Aumentan dramáticamente las posibilidades de que en enero, a un mes de cumplir 50 años, tome un año sabático. Un año sabático no consiste en pasarse todo el año leyendo las obras de Sabato. Yo lo conocí: un hombre humilde, delicado, que me trató como si el escritor famoso fuese yo. Ya había enviudado, me mostró sus cuadros, era admirable su humildad. Carecía, sin embargo, de los destellos de humor de Borges o Bioy. Me hace gran ilusión no esclavizarme a la televisión el próximo año. Llevo tres décadas sacando mi cara de gato constipado o de pelícano triste, y creo que me merezco, nos merecemos un descanso. Qué haría: me quedaría en esta isla donde soy tan feliz, donde no me encuentro a ningún fantasma, a ningún indeseable, y leer, escribir, montar bicicleta (he bajado de peso, de 100 a 92 kilos) y dedicarme a un proyecto creativo que me obsesiona (puede ser un gran fracaso, puede ser un éxito moderado), pero el riesgo hay que correrlo aunque te tiemblen las piernas. Y si fracasas, tampoco es el fin del mundo, lo más importante no es tener fama o dinero, sino buena salud.
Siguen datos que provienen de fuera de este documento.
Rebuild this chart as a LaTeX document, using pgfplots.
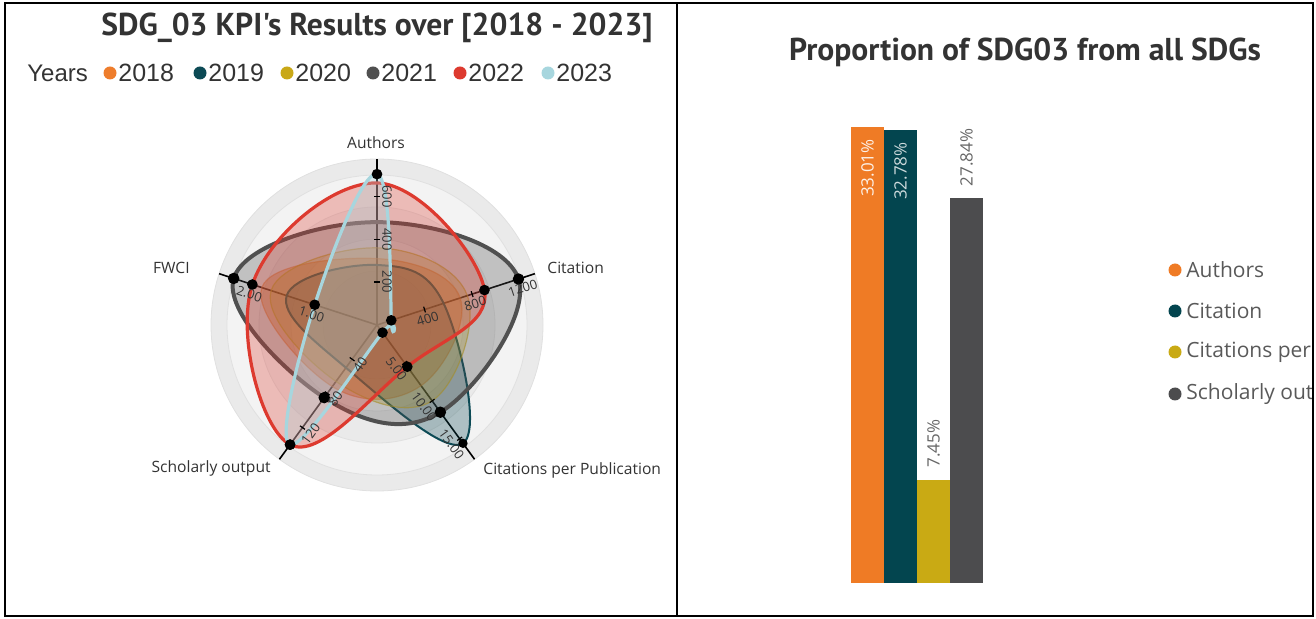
\documentclass[border=0pt]{standalone}
\usepackage{fontspec}
\setmainfont{Liberation Sans}
\newfontfamily\titlefont{PT Sans}
\newfontfamily\uifont{Open Sans}
\usepackage{graphicx}
\usepackage{pgfplots}
\usepackage{pgfplotstable}
\pgfplotsset{compat=1.18}

\definecolor{c18}{HTML}{EE7D2C}
\definecolor{c19}{HTML}{0C4A55}
\definecolor{c20}{HTML}{C9A817}
\definecolor{c21}{HTML}{505050}
\definecolor{c22}{HTML}{DD3A2F}
\definecolor{c23}{HTML}{A7D6DE}
\definecolor{b1}{HTML}{EF7B25}
\definecolor{b2}{HTML}{03454F}
\definecolor{b3}{HTML}{C9AA14}
\definecolor{b4}{HTML}{4C4C4E}
\definecolor{ink}{HTML}{333333}
\definecolor{ringA}{HTML}{EAEAEA}
\definecolor{ringB}{HTML}{F3F3F3}

% one row per radar axis: angle, full-scale value, then the value of each year
\pgfplotstableread{
a    s     y18   y19   y20   y21   y22   y23
90   700   310   280   360   480   663   704
18   1200  700   560   760   1190  904   120
-54  16    8.0   15.6  10.0  11.5  5.5   1.0
234  142   72    50    66    85    140   140
162  2.29  1.85  1.45  1.7   2.3   2.0   1.0
}\kpi

\pgfplotsset{
  radar/.style={smooth cycle, tension=0.68, fill opacity=0.3, draw opacity=1,
    mark=*, mark size=1.8pt, mark options={fill=black, draw=black, fill opacity=1}},
  bar/.style={ybar, bar width=16.5pt, bar shift=0pt, draw=none},
  /pgfplots/table/yr/.style={x expr={\thisrow{#1}/\thisrow{s}*cos(\thisrow{a})},
                             y expr={\thisrow{#1}/\thisrow{s}*sin(\thisrow{a})}},
}

\begin{document}
\begin{tikzpicture}[x=0.5pt,y=-0.5pt]
\useasboundingbox (0,0) rectangle (1316,619);

% ---- left panel: titles and year legend
\node[font=\titlefont\bfseries\fontsize{15.8}{17}\selectfont, text=ink] at (377,28)
  {SDG\_03 KPI's Results over [2018 - 2023]};
\node[anchor=west, inner sep=0pt, font=\fontsize{12}{14}\selectfont, text=ink] at (27,73) {Years};
\foreach \x/\c/\t in {110/c18/2018, 200/c19/2019, 287/c20/2020, 373/c21/2021, 460/c22/2022, 548/c23/2023} {
  \fill[\c] (\x,73) circle[radius=6.5];
  \node[anchor=west, inner sep=0pt, font=\fontsize{12.5}{14}\selectfont, text=ink] at (\x+8,73) {\t};
}

% ---- radar grid rings and spokes
\begin{scope}[shift={(377,325)}, x=0.5pt, y=0.5pt]
  \fill[ringA] (0,0) circle[radius=166];
  \fill[ringB] (0,0) circle[radius=150];
  \fill[ringA] (0,0) circle[radius=118];
  \fill[ringB] (0,0) circle[radius=86];
  \fill[ringA] (0,0) circle[radius=54];
  \foreach \r in {54,86,118,150,166} \draw[black!12, line width=0.4pt] (0,0) circle[radius=\r];
  \foreach \a in {90,18,-54,234,162} \draw[black, line width=0.8pt] (0,0) -- (\a:166);
\end{scope}

\begin{axis}[at={(188.5pt,-162.5pt)}, anchor=center, scale only axis,
  width=180pt, height=180pt, xmin=-1.2, xmax=1.2, ymin=-1.2, ymax=1.2,
  hide axis, clip=false]
  \addplot[radar, draw=c18, fill=c18, fill opacity=0.42, line width=0.6pt, draw opacity=0.5, no markers] table[yr=y18]{\kpi};
  \addplot[radar, draw=c19, fill=c19, line width=1pt, mark indices={3}] table[yr=y19]{\kpi};
  \addplot[radar, draw=c20, fill=c20, line width=0.6pt, draw opacity=0.6, no markers] table[yr=y20]{\kpi};
  \addplot[radar, draw=c21, fill=c21, line width=2pt, mark indices={2,3,4,5}] table[yr=y21]{\kpi};
  \addplot[radar, draw=c22, fill=c22, line width=1.6pt, mark indices={2,3,4,5}] table[yr=y22]{\kpi};
  \addplot[radar, draw=c23, fill=c23, line width=1.6pt] table[yr=y23]{\kpi};
\end{axis}

% ---- spoke ticks, tick labels and axis names
\begin{scope}[shift={(377,325)}, x=0.5pt, y=0.5pt]
  \foreach \a/\r/\t/\s/\o in {
      90/42.9/200/0/-90, 90/85.7/400/0/-90, 90/128.6/600/0/-90,
      18/50/400/-72/18, 18/100/800/-72/18, 18/150/1200/-72/18,
      -54/46.9/5.00/216/-54, -54/93.8/10.00/216/-54, -54/140.6/15.00/216/-54,
      234/42.3/40/324/54, 234/84.5/80/324/54, 234/126.8/120/324/54,
      162/65.5/1.00/252/-18, 162/131/2.00/252/-18} {
    \draw[black, line width=0.6pt] (\a:\r) ++(\a+90:3) -- ++(\a-90:6);
    \path (\a:\r) ++(\s:10) node[rotate=\o, inner sep=0pt, text=ink,
      font=\uifont\fontsize{6.5}{7}\selectfont] {\t};
  }
\end{scope}
\begin{scope}[every node/.style={font=\uifont\fontsize{7.8}{9}\selectfont, text=ink, inner sep=0pt}]
  \node at (376,143) {Authors};
  \node[anchor=west] at (547,268) {Citation};
  \node[anchor=west] at (483,470) {Citations per Publication};
  \node[anchor=east] at (271,468) {Scholarly output};
  \node[anchor=east] at (190,268) {FWCI};
\end{scope}

% ---- right panel
\node[font=\titlefont\bfseries\fontsize{15.8}{17}\selectfont, text=ink] at (1025,52)
  {Proportion of SDG03 from all SDGs};

\begin{axis}[at={(425.5pt,-291.5pt)}, anchor=south west, scale only axis,
  width=66pt, height=228pt, xmin=-0.5, xmax=3.5, ymin=0, ymax=33.01,
  hide axis, clip=false, point meta=explicit symbolic, nodes near coords,
  every node near coord/.append style={font=\uifont\fontsize{8.5}{10}\selectfont, rotate=90, inner xsep=6pt}]
  \addplot[bar, fill=b1, every node near coord/.append style={anchor=east, text=white!90!b1}]
    coordinates {(0,33.01) [33.01\%]};
  \addplot[bar, fill=b2, every node near coord/.append style={anchor=east, text=white!80!b2}]
    coordinates {(1,32.78) [32.78\%]};
  \addplot[bar, fill=b3, every node near coord/.append style={anchor=west, text=black!60}]
    coordinates {(2,7.45) [7.45\%]};
  \addplot[bar, fill=b4, every node near coord/.append style={anchor=west, text=black!60}]
    coordinates {(3,27.84) [27.84\%]};
\end{axis}

\begin{scope}
  \clip (679,0) rectangle (1311,619);
  \foreach \y/\c/\t in {270/b1/Authors, 311/b2/Citation, 352/b3/Citations per Publication, 394/b4/Scholarly output} {
    \fill[\c] (1175,\y) circle[radius=6.5];
    \node[anchor=west, inner sep=0pt, text=black!65, font=\uifont\fontsize{10.5}{12}\selectfont] at (1186,\y) {\t};
  }
\end{scope}

% ---- frame
\draw[black, line width=1.1pt] (5,3) rectangle (1313,616);
\draw[black, line width=1.1pt] (677,3) -- (677,616);
\end{tikzpicture}
\end{document}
Se lo digo yo, que tengo la salud muy menoscabada, y de qué sirve tener un dinerillo si no hay salud para viajar ni para dar una fiesta (yo solo di una fiesta en toda mi vida cuando cumplí treinta y cinco años).
Algún día escribiré una crónica sobre aquella fiesta, que, siendo pequeña, fue divertida: estaban la bella Morgana Vargas Llosa y su apandillado poeta helvético Germancito Vargas; por supuesto, no vino Jaime Bedoya, comprensible, tocayo, usted no se rebaja a esas cosas; estaba toda mi familia (padres, hermanos, esposas, hijos, primos, entenados), que llegaron en unas camionetas fletadas por Acción Popular. Qué diantres estaba pensando cuando quise hacerle un programa al desagradable de Ivcher, alguna vez descrito por Álvaro Vargas Llosa como una rata, cuando tendría que haber estado pensando en lanzarme el 2001, si seré un manganzón. Pero mi papá no veía nada, era políticamente miope, ciego y asustado, y mi madre veía La Eternidad, El Cielo, así no me azuzaba con la política, cosa que vino después, diez años después.
Éramos los pobres de la familia, los pobres de los Bayly, los pobres de los Letts, pero yo era la estrellita, el niño prodigio, ja, y aquella noche me sentía Jobs y Gates juntos, y era dispendioso con la plata.
¿Quiénes más vinieron? Algunos amigos del colegio, Pedrito Brescia, Pedrito Suárez-Vértiz (nuestro Dylan), ningún amigo de mi época drogona, ninguno, mi padrino el Chino Romaña, tremendo personaje, larger than life, su guapísima y listísima esposa Irene y sus preciosas hijas Irene y Úrsula. Irene, mi prima, estaba tan linda y adorable que bailaba con ella y me venía un muy improbable efluvio volcánico, y el Chino, un lince, vio eso y se la llevó.
¿Haré fiesta por los cincuenta? Plata tengo, amigos muchos no me quedan. Pero contrataría a Jandy Feliz y bailaríamos hasta el amanecer.